La determinazione dell’orario di lavoro spetta al datore di lavoro, nell’esercizio del potere direttivo, la determinazione dell’orario normale che i lavoratori devono rispettare nei diversi giorni della settimana.

Il datore di lavoro può stabilire che l’orario iniziale e quello finale della giornata lavorativa non sia fisso ma possa variare, a discrezione dei lavoratori, nell’ambito di fasce orario predeterminate (es. inizio dalle ore 8:00 alle ore 08:30 e termine dalle ore 17:00 alle 17:30 con un’ora di pausa per il pranzo).

È considerato lavoro a turni qualsiasi metodo di organizzazione del lavoro (anche a squadre) in base al quale più lavoratori vengono successivamente occupati negli stessi posti di lavoro, secondo un determinato ritmo (che può essere di tipo continuo o discontinuo) e il quale comporti la necessità per i lavoratori di compiere un lavoro a ore differenti su un periodo determinato di giorni o di settimane.

Il lavoratore turnista ha il diritto di conoscere preventivamente la collocazione oraria della sua prestazione anche in un futuro non prossimo, per consentirgli la programmazione del proprio tempo di vita (sent.

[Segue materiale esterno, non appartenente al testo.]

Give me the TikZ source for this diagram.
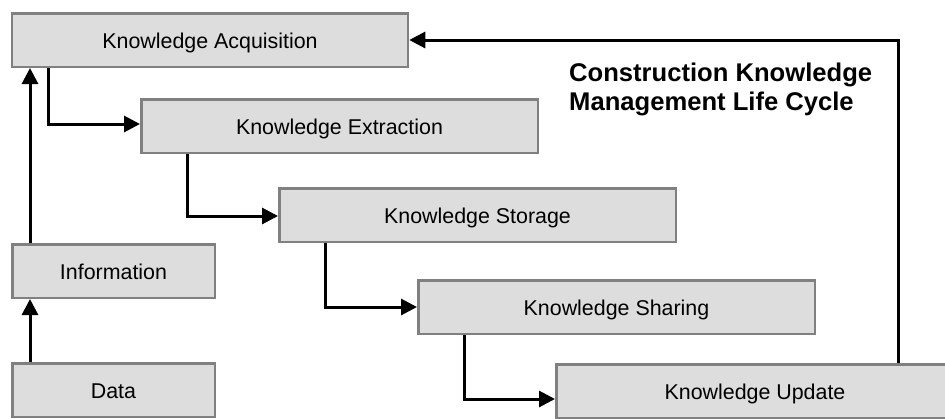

Cass. 21/05/2008 n. 12962).

Per lavoro straordinario si intende quello prestato oltre l’orario normale di lavoro (40 ore straordinarie) il ricorso ad esso deve essere contenuto ed è ammesso soltanto previo accordo tra datore di lavoro e lavoratore, per un periodo che non superi le 250 ore annuali.

Il lavoro straordinario viene compensato con una maggiorazione della retribuzione spettante al lavoro normale, secondo le previsioni dei contratti collettivi di lavoro (Cass. 01/02/2006 n. 2245).

Nell’ambito del rapporto di lavoro a tempo parziale, si intende per lavoro supplementare quello reso in aggiunta all’orario (ridotto) di lavoro concordato ma entro i limiti dell’orario a tempo pieno.

Il lavoro supplementare riguarda il solo rapporto di lavoro part time orizzontale, dal momento che nel part time verticale l’orario di lavoro giornaliero è già a tempo pieno.

Lavoratore con contratto part-time orizzontale di 20 ore settimanali (il ccnl applicato prevede come orario normale 40 ore settimanali) distribuite 4 ore al giorno dal lunedì al venerdì. Il lunedì e il martedì avrebbe dovuto lavorare per 4 ore dalle 8 alle 12, invece lavora dalle 8 alle 14, le 4 ore eccedenti (2 ore il lunedì e 2 ore il martedì) sono considerati lavoro supplementare in quanto 20 ore settimanali (4 ore dal lunedì al venerdì) + le 4 ore di lavoro eccedenti (2 ore il lunedì e 2 ore il martedì) sono inferiori alle 40 ore settimanali (40 > 24).

È uno strumento creato dall’autonomia collettiva attraverso il quale il lavoratore può optare, in alternativa al pagamento del compenso per le ore prestate in più oltre l’orario normale, per l’accantonamento delle stesse su di un conto individuale dal quale attingere per fruire in periodi successivi di una corrispondente entità di riposi compensativi.